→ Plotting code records
^^^^

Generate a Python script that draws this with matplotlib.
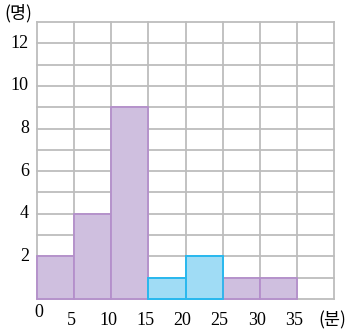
import numpy as np
import matplotlib.pyplot as plt

# class boundaries (minutes) and frequencies (people)
edges = [0, 5, 10, 15, 20, 25, 30, 35]
counts = [2, 4, 9, 1, 2, 1, 1]
highlight = [False, False, False, True, True, False, False]
xticks = [5, 10, 15, 20, 25, 30, 35]
yticks = [2, 4, 6, 8, 10, 12]

purple_fc, purple_ec = '#CFBFDF', '#B48FCB'
blue_fc, blue_ec = '#A0DCF5', '#2AB8EE'
grid_c = '#BDBDBD'

serif = ['Liberation Serif', 'DejaVu Serif']
cjk = ['Noto Sans CJK KR', 'DejaVu Sans']

fig = plt.figure(figsize=(3.5, 3.32), dpi=100)
ax = fig.add_axes([37 / 350, 33 / 332, 297 / 350, 277 / 332])

ax.set_xlim(0, 40)
ax.set_ylim(0, 13)
ax.set_clip_on(False)

# grid
for x in range(0, 41, 5):
    ax.axvline(x, color=grid_c, linewidth=1.3, zorder=1, clip_on=False)
for y in range(0, 14):
    ax.axhline(y, color=grid_c, linewidth=1.3, zorder=1, clip_on=False)

for i, c in enumerate(counts):
    fc, ec = (blue_fc, blue_ec) if highlight[i] else (purple_fc, purple_ec)
    ax.bar(edges[i], c, width=5, align='edge', color=fc, edgecolor=ec,
           linewidth=1.3, zorder=2, clip_on=False)
# blue outlines on top of neighbouring purple edges
for i, c in enumerate(counts):
    if highlight[i]:
        ax.bar(edges[i], c, width=5, align='edge', facecolor='none',
               edgecolor=blue_ec, linewidth=1.3, zorder=3, clip_on=False)

for s in ax.spines.values():
    s.set_visible(False)
ax.set_xticks([])
ax.set_yticks([])

for y in yticks:
    ax.text(-1.1, y, str(y), ha='right', va='center', fontsize=13,
            family=serif)
for x in xticks:
    ax.text(x - 0.4, -1.0, str(x), ha='center', va='center', fontsize=13,
            family=serif)
ax.text(0.3, -0.65, '0', ha='center', va='center', fontsize=13, family=serif)

fig.text(18 / 350, 1 - 13 / 332, '(명)', ha='center', va='center',
         fontsize=12.5, family=cjk)
fig.text(332 / 350, 1 - 320 / 332, '(분)', ha='center', va='center',
         fontsize=12.5, family=cjk)

fig.savefig('out.png', dpi=100, facecolor='white')
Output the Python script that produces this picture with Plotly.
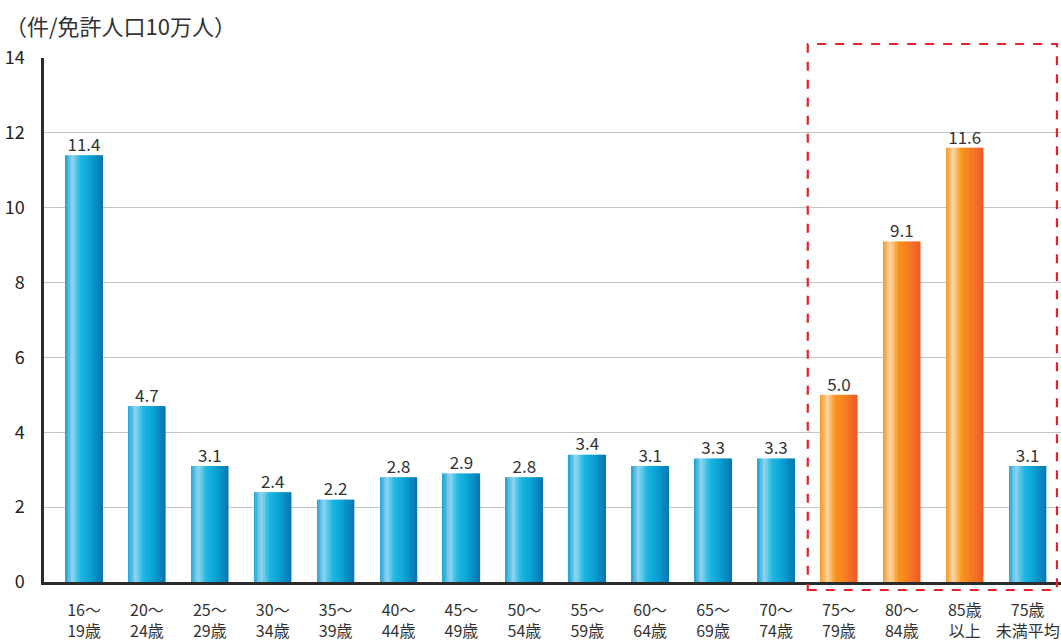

^^^^

→ Exercise prompt
The material above holds pictures; copy everything else in it exactly.

→ Expected answer
Generate a Python script that draws this with matplotlib.
import numpy as np
import matplotlib.pyplot as plt

# class boundaries (minutes) and frequencies (people)
edges = [0, 5, 10, 15, 20, 25, 30, 35]
counts = [2, 4, 9, 1, 2, 1, 1]
highlight = [False, False, False, True, True, False, False]
xticks = [5, 10, 15, 20, 25, 30, 35]
yticks = [2, 4, 6, 8, 10, 12]

purple_fc, purple_ec = '#CFBFDF', '#B48FCB'
blue_fc, blue_ec = '#A0DCF5', '#2AB8EE'
grid_c = '#BDBDBD'

serif = ['Liberation Serif', 'DejaVu Serif']
cjk = ['Noto Sans CJK KR', 'DejaVu Sans']

fig = plt.figure(figsize=(3.5, 3.32), dpi=100)
ax = fig.add_axes([37 / 350, 33 / 332, 297 / 350, 277 / 332])

ax.set_xlim(0, 40)
ax.set_ylim(0, 13)
ax.set_clip_on(False)

# grid
for x in range(0, 41, 5):
    ax.axvline(x, color=grid_c, linewidth=1.3, zorder=1, clip_on=False)
for y in range(0, 14):
    ax.axhline(y, color=grid_c, linewidth=1.3, zorder=1, clip_on=False)

for i, c in enumerate(counts):
    fc, ec = (blue_fc, blue_ec) if highlight[i] else (purple_fc, purple_ec)
    ax.bar(edges[i], c, width=5, align='edge', color=fc, edgecolor=ec,
           linewidth=1.3, zorder=2, clip_on=False)
# blue outlines on top of neighbouring purple edges
for i, c in enumerate(counts):
    if highlight[i]:
        ax.bar(edges[i], c, width=5, align='edge', facecolor='none',
               edgecolor=blue_ec, linewidth=1.3, zorder=3, clip_on=False)

for s in ax.spines.values():
    s.set_visible(False)
ax.set_xticks([])
ax.set_yticks([])

for y in yticks:
    ax.text(-1.1, y, str(y), ha='right', va='center', fontsize=13,
            family=serif)
for x in xticks:
    ax.text(x - 0.4, -1.0, str(x), ha='center', va='center', fontsize=13,
            family=serif)
ax.text(0.3, -0.65, '0', ha='center', va='center', fontsize=13, family=serif)

fig.text(18 / 350, 1 - 13 / 332, '(명)', ha='center', va='center',
         fontsize=12.5, family=cjk)
fig.text(332 / 350, 1 - 320 / 332, '(분)', ha='center', va='center',
         fontsize=12.5, family=cjk)

fig.savefig('out.png', dpi=100, facecolor='white')
Output the Python script that produces this picture with Plotly.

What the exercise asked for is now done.